Intel® Inspector User Guide for Linux* OS

ID 767796
Date 10/31/2024
Public
Document Table of Contents

Invalid Kernel Argument Size

Occurs when the size of kernel argument exceeds the amount of registers available for argument storage.

ID

Code Location

Description

1

Allocation site

Represents source location of passing arguments from host to a kernel.

By default, kernel arguments are promoted to registers if possible. On each device, the amount of registers available for kernel arguments may vary (usually 25-50%). The arguments outside this limit are cut off, which results in logical errors in the kernel.

In OpenCL™, arguments are specified directly using the clSetKernelArg function. In this case, the problem is more obvious and may appear if a large amount of arguments or wide structures is used.

In Data Parallel (DPC++), arguments may be specified implicitly using lambda capture list. If the list is specified as [=] or as [&], all used arguments are captured. In this case, a large amount of arguments, wide structures or classes may be passed to a kernel accidentally.

In this diagnostic, Intel® Inspector displays the total size kernel arguments (in bytes) vs the device limit.

DPC++ Example

const int N = 1000; 

struct Data 

{ 

   double numbers[N]; 

}; 

Data data; 

queue.submit([&](cl::sycl::handler &cgh) 

{ 

   cgh.parallel_for<class my_task>(cl::sycl::range<1> { N }, [=](cl::sycl::id<1> idx) 

   { 

       deviceData[0] += data.numbers[idx];  // Implicit usage of Data structure from host 

   }); 

}); 

queue.wait(); 

// The structure contains 1000 doubles x 8 bytes = 8000 bytes of data > available kernel arguments limit.
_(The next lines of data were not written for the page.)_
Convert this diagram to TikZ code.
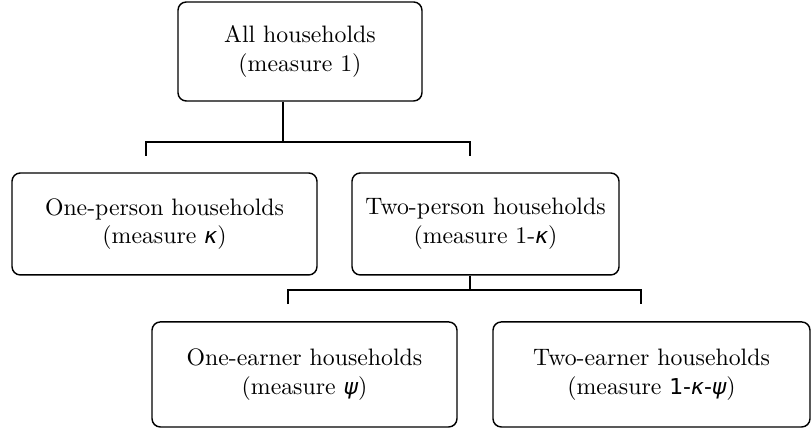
\documentclass[tikz,border=0pt]{standalone}
\usepackage{fontspec}
\usepackage{tikz}
\usetikzlibrary{calc}
\newfontfamily\grk[Scale=0.92]{DejaVu Sans}
\newcommand{\gk}[1]{{\grk\itshape #1}}
\newcommand{\gn}[1]{{\grk #1}}
\tikzset{
	hbox/.style={draw, semithick, rounded corners=3.5pt, align=center,
		inner sep=2pt},
	branch/.style={semithick}
}

\begin{document}
\begin{tikzpicture}
			\useasboundingbox (0,0) rectangle (12,6.325);
			\node[hbox, minimum width=3.606cm, minimum height=1.463cm] (all)		at	(4.433, 5.564)	{All households\\(measure 1)};
			%
			\node[hbox, minimum width=4.507cm, minimum height=1.507cm] (one)		at	(2.431, 3.015)	{One-person households\\(measure \gk{κ})};
			\node[hbox, minimum width=3.946cm, minimum height=1.507cm] (two)		at	(7.175, 3.015)	{Two-person households\\(measure 1-\gk{κ})};
			%
			\node[hbox, minimum width=4.507cm, minimum height=1.552cm] (oneearn)	at	(4.500, 0.791)	{One-earner households\\(measure \gk{ψ})};
			\node[hbox, minimum width=4.685cm, minimum height=1.552cm] (twoearn)	at	(9.628, 0.791)	{Two-earner households\\(measure \gn{1-}\gk{κ}\gn{-}\gk{ψ})};
			%
			\coordinate (j1)	at	(4.182, 4.227);
			\coordinate (j1l)	at	(2.158, 4.227);
			\coordinate (j1r)	at	(6.946, 4.227);
			\coordinate (j2)	at	(6.946, 2.039);
			\coordinate (j2l)	at	(4.256, 2.039);
			\coordinate (j2r)	at	(9.473, 2.039);
			%
			\draw[branch]	(j1 |- all.south) -- (j1);
			\draw[branch]	($(j1l)+(0,-0.207)$) -- (j1l) -- (j1r) -- ($(j1r)+(0,-0.207)$);
			\draw[branch]	(j2 |- two.south) -- (j2);
			\draw[branch]	($(j2l)+(0,-0.207)$) -- (j2l) -- (j2r) -- ($(j2r)+(0,-0.207)$);
		\end{tikzpicture}
\end{document}
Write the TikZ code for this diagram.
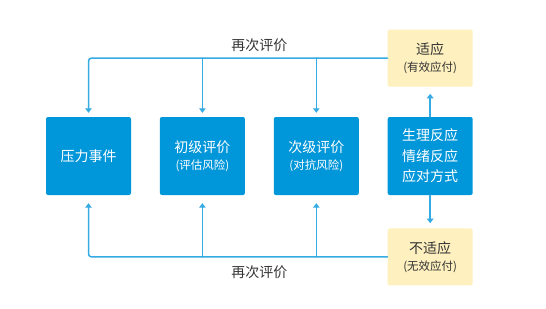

Possible Correction Strategies

To avoid the problem, use the following hints:

  • Reduce the number of arguments used if possible.
  • Avoid passing complex structures to a kernel. Consider passing separate fields instead of a complete data structure.
  • Narrow the type of data. Consider using float instead of double, int instead of long, etc.
  • In a DPC++ program, specify lambda capture list explicitly instead of using a default capture list specified by [=] or [&].